大熊: 地球規模へ拡大している地球環境問題は、国際社会と協調した取り組みが不可欠となっています。2008年の洞爺湖サミットでは「温室効果ガスの排出を2050年までに世界全体で50%削減する」としましたが、経済力や環境技術の有無だけでなく、文化や宗教観などに立脚した国民性や、世界に対するモラル(責任感)の違いを乗り越えるだけの説得力ある目標が必要と考えられています。

また、2012年6月にリオデジャネイロで開催された「国連持続可能な開発会議」(リオ+20)では1992年の地球サミットから20年が経過し、エネルギーや資源の有限性など「地球の限界」が明確化され、この20年間におけるBRICsなど新興国の著しい経済成長など、地球を取り巻く環境にも変化が現れていることから、環境保全と経済成長の両立を目指す「グリーン経済」への移行が喫緊の課題とされました。

出所:外務省HP

2.日本がリーダーシップを取るために

環境省は2020年までに環境ビジネス市場を120兆円に拡大するとした「日本版グリーンニューディール」を発表しました。地球環境が世界共通の問題となっている今、企業にとっても環境関連技術への挑戦は最大のテーマといって過言ではありません。
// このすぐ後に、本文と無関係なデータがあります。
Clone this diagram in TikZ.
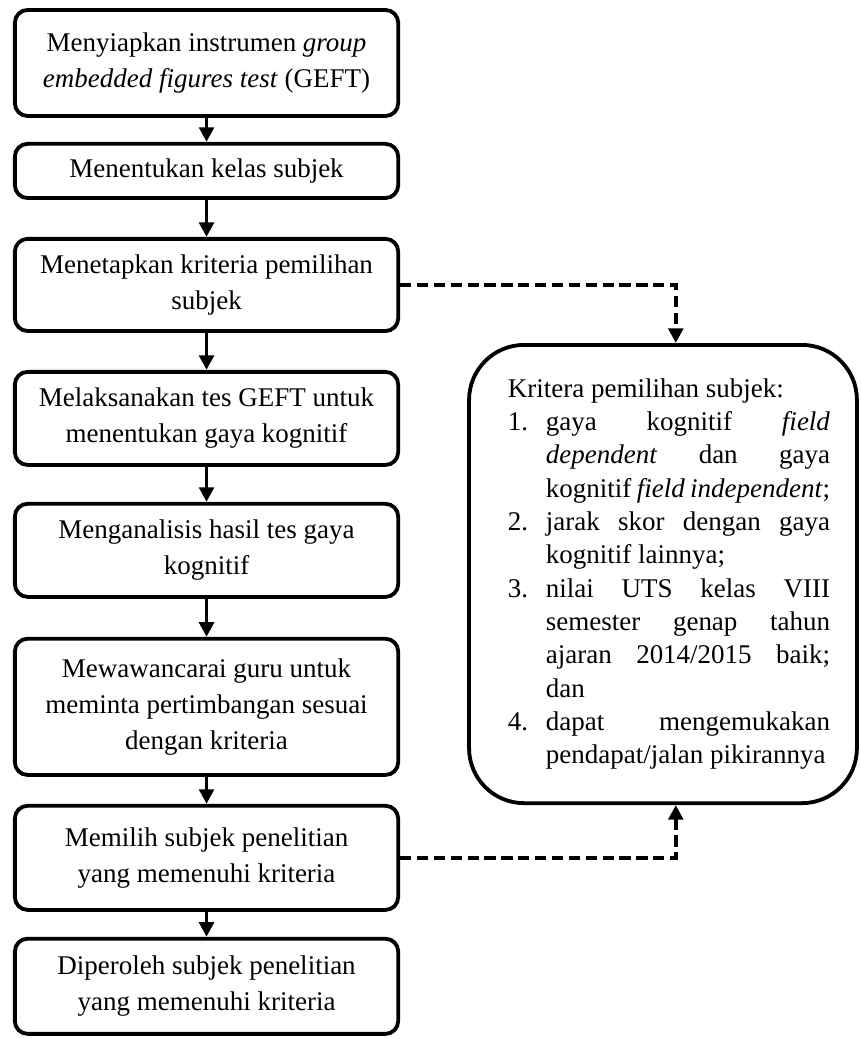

我が国はそのような背景の下、低炭素社会のみならず、循環型社会、自然共生社会の実現にも資する「緑の経済と社会の変革」実現を目指し、先のリオ+20でも「緑の未来」イニシアティブを発表しました。

出所:外務省HP

世界が今、資源の有限性を認識してきた中で必要な成長を遂げる道程は、日本が歩んできた歴史と重なる部分が多くあります。これからも、世界が一つとなって協調していくためには、技術大国、経済大国として独自に発展を遂げた日本には、環境大国としても世界をリードしていく期待と責任があるといえます。